**WHAT TO WORK ON:** Quote all of the data exactly as given. Skip every picture it contains.

[Start]

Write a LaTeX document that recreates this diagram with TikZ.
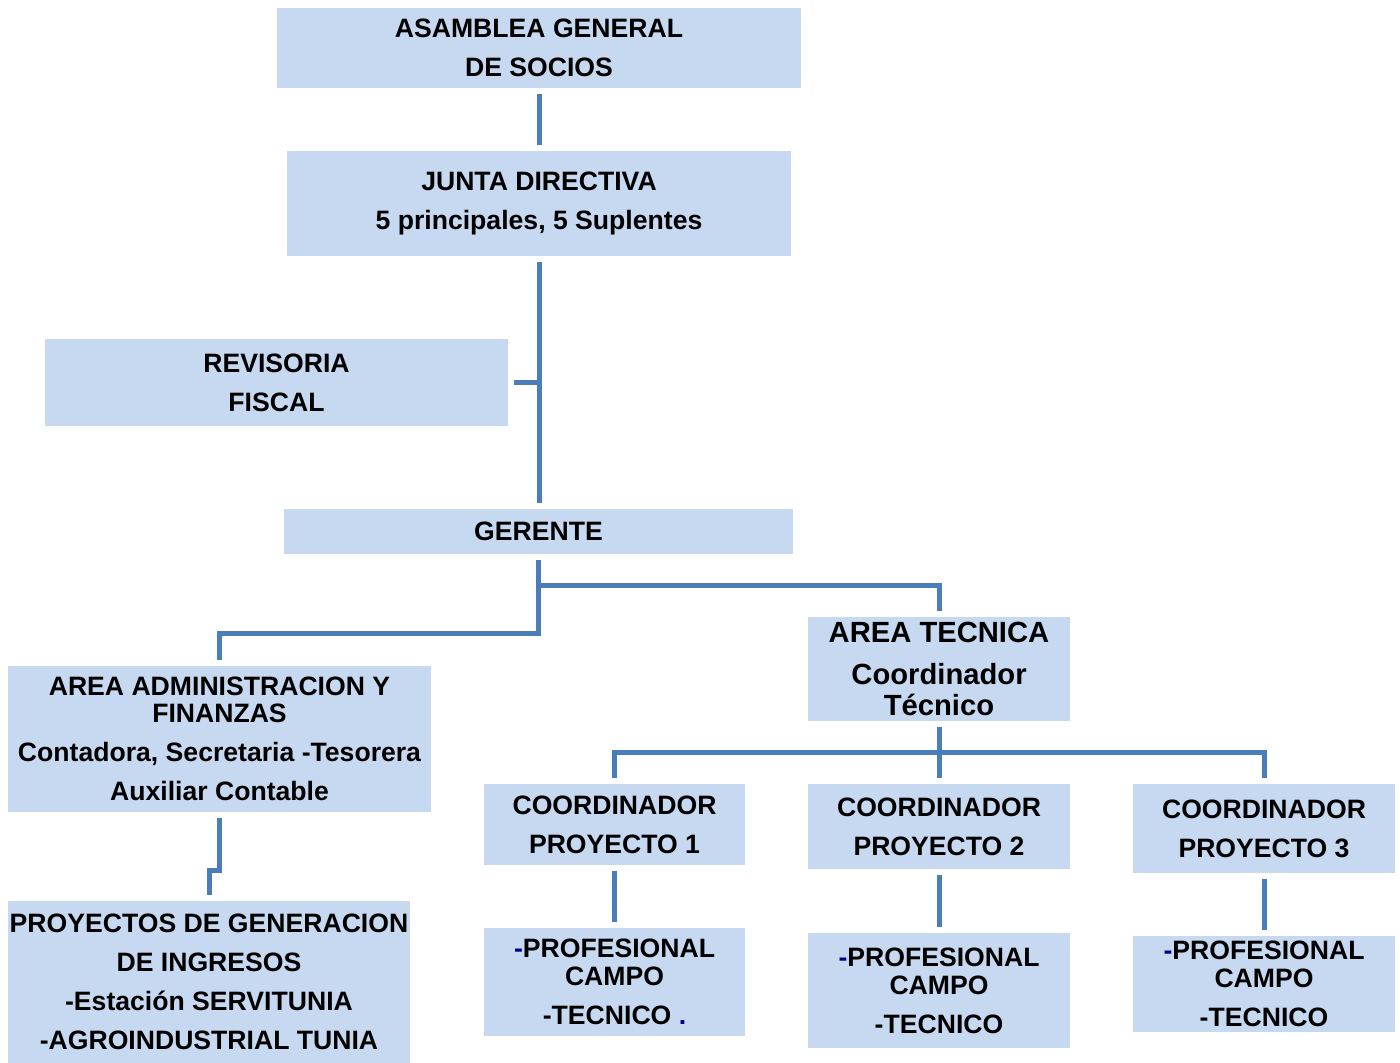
\documentclass[tikz,border=0pt]{standalone}
\usepackage{fontspec}
\setmainfont{Liberation Sans}
\definecolor{boxfill}{HTML}{C6D9F1}
\definecolor{linecol}{HTML}{4A7EBB}
\definecolor{navyc}{HTML}{00008B}
\begin{document}
\begin{tikzpicture}[x=0.5pt,y=-0.5pt,
  box/.style={fill=boxfill, draw=none, inner sep=0pt, outer sep=0pt, align=center,
    font=\bfseries\fontsize{13.3}{19.5}\selectfont, text=black},
  bigbox/.style={box, font=\bfseries\fontsize{14.6}{21}\selectfont},
  conn/.style={draw=linecol, line width=2.5pt, shorten <=3pt, shorten >=3pt},
  conns/.style={draw=linecol, line width=2.5pt, shorten <=3pt},
]
\useasboundingbox (0,0) rectangle (1400,1063);

\node[box, minimum width=262pt, minimum height=40pt] (asam) at (539,48) {ASAMBLEA GENERAL\\DE SOCIOS};
\node[box, minimum width=252pt, minimum height=52.5pt] (junta) at (539,203.5) {JUNTA DIRECTIVA\\5 principales, 5 Suplentes};
\node[box, minimum width=231.5pt, minimum height=43.5pt] (rev) at (276.5,382.5) {REVISORIA\\FISCAL};
\node[box, minimum width=254.5pt, minimum height=22.5pt] (ger) at (538.5,531.5) {GERENTE};
\node[box, minimum width=211.5pt, minimum height=73pt] (adm) at (219.5,739) {AREA ADMINISTRACION Y\\[-6pt]FINANZAS\\Contadora, Secretaria -Tesorera\\Auxiliar Contable};
\node[bigbox, minimum width=131pt, minimum height=52pt] (tec) at (939,669) {AREA TECNICA\\Coordinador\\[-5.5pt]Técnico};
\node[box, minimum width=130.5pt, minimum height=40.5pt] (c1) at (614.5,824.5) {COORDINADOR\\PROYECTO 1};
\node[box, minimum width=131pt, minimum height=42.5pt] (c2) at (939,826.5) {COORDINADOR\\PROYECTO 2};
\node[box, minimum width=131pt, minimum height=44.5pt] (c3) at (1264,828.5) {COORDINADOR\\PROYECTO 3};
\node[box, minimum width=201pt, minimum height=81pt] (proy) at (209,982) {PROYECTOS DE GENERACION\\DE INGRESOS\\-Estación SERVITUNIA\\-AGROINDUSTRIAL TUNIA};
\node[box, minimum width=130.5pt, minimum height=54pt] (p1) at (614.5,982) {{\color{navyc}-}PROFESIONAL\\[-5.5pt]CAMPO\\-TECNICO {\color{navyc}.}};
\node[box, minimum width=131pt, minimum height=57.5pt] (p2) at (939,990.5) {{\color{navyc}-}PROFESIONAL\\[-5.5pt]CAMPO\\-TECNICO};
\node[box, minimum width=131pt, minimum height=48pt] (p3) at (1264,984) {{\color{navyc}-}PROFESIONAL\\[-5.5pt]CAMPO\\-TECNICO};

\draw[conn] (asam.south) -- (junta.north);
\draw[conn] (junta.south) -- (junta.south |- ger.north);
\draw[conns] (rev.east) -- (rev.east -| junta.south);
\draw[conn] (ger.south) -- ++(0,79) -| (adm.north);
\draw[conn] (ger.south) -- ++(0,31) -| (tec.north);
\draw[conn] (tec.south) -- (c2.north);
\draw[conn] (c1.north) -- ++(0,-32) -| (c3.north);
\draw[conn] (c1.south) -- (p1.north);
\draw[conn] (c2.south) -- (p2.north);
\draw[conn] (c3.south) -- (p3.north);
\draw[conn] (adm.south) -- ++(0,58) -| (proy.north);
\end{tikzpicture}
\end{document}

[End]

**THE RESPONSE:**
Write a LaTeX document that recreates this diagram with TikZ.
\documentclass[tikz,border=0pt]{standalone}
\usepackage{fontspec}
\setmainfont{Liberation Sans}
\definecolor{boxfill}{HTML}{C6D9F1}
\definecolor{linecol}{HTML}{4A7EBB}
\definecolor{navyc}{HTML}{00008B}
\begin{document}
\begin{tikzpicture}[x=0.5pt,y=-0.5pt,
  box/.style={fill=boxfill, draw=none, inner sep=0pt, outer sep=0pt, align=center,
    font=\bfseries\fontsize{13.3}{19.5}\selectfont, text=black},
  bigbox/.style={box, font=\bfseries\fontsize{14.6}{21}\selectfont},
  conn/.style={draw=linecol, line width=2.5pt, shorten <=3pt, shorten >=3pt},
  conns/.style={draw=linecol, line width=2.5pt, shorten <=3pt},
]
\useasboundingbox (0,0) rectangle (1400,1063);

\node[box, minimum width=262pt, minimum height=40pt] (asam) at (539,48) {ASAMBLEA GENERAL\\DE SOCIOS};
\node[box, minimum width=252pt, minimum height=52.5pt] (junta) at (539,203.5) {JUNTA DIRECTIVA\\5 principales, 5 Suplentes};
\node[box, minimum width=231.5pt, minimum height=43.5pt] (rev) at (276.5,382.5) {REVISORIA\\FISCAL};
\node[box, minimum width=254.5pt, minimum height=22.5pt] (ger) at (538.5,531.5) {GERENTE};
\node[box, minimum width=211.5pt, minimum height=73pt] (adm) at (219.5,739) {AREA ADMINISTRACION Y\\[-6pt]FINANZAS\\Contadora, Secretaria -Tesorera\\Auxiliar Contable};
\node[bigbox, minimum width=131pt, minimum height=52pt] (tec) at (939,669) {AREA TECNICA\\Coordinador\\[-5.5pt]Técnico};
\node[box, minimum width=130.5pt, minimum height=40.5pt] (c1) at (614.5,824.5) {COORDINADOR\\PROYECTO 1};
\node[box, minimum width=131pt, minimum height=42.5pt] (c2) at (939,826.5) {COORDINADOR\\PROYECTO 2};
\node[box, minimum width=131pt, minimum height=44.5pt] (c3) at (1264,828.5) {COORDINADOR\\PROYECTO 3};
\node[box, minimum width=201pt, minimum height=81pt] (proy) at (209,982) {PROYECTOS DE GENERACION\\DE INGRESOS\\-Estación SERVITUNIA\\-AGROINDUSTRIAL TUNIA};
\node[box, minimum width=130.5pt, minimum height=54pt] (p1) at (614.5,982) {{\color{navyc}-}PROFESIONAL\\[-5.5pt]CAMPO\\-TECNICO {\color{navyc}.}};
\node[box, minimum width=131pt, minimum height=57.5pt] (p2) at (939,990.5) {{\color{navyc}-}PROFESIONAL\\[-5.5pt]CAMPO\\-TECNICO};
\node[box, minimum width=131pt, minimum height=48pt] (p3) at (1264,984) {{\color{navyc}-}PROFESIONAL\\[-5.5pt]CAMPO\\-TECNICO};

\draw[conn] (asam.south) -- (junta.north);
\draw[conn] (junta.south) -- (junta.south |- ger.north);
\draw[conns] (rev.east) -- (rev.east -| junta.south);
\draw[conn] (ger.south) -- ++(0,79) -| (adm.north);
\draw[conn] (ger.south) -- ++(0,31) -| (tec.north);
\draw[conn] (tec.south) -- (c2.north);
\draw[conn] (c1.north) -- ++(0,-32) -| (c3.north);
\draw[conn] (c1.south) -- (p1.north);
\draw[conn] (c2.south) -- (p2.north);
\draw[conn] (c3.south) -- (p3.north);
\draw[conn] (adm.south) -- ++(0,58) -| (proy.north);
\end{tikzpicture}
\end{document}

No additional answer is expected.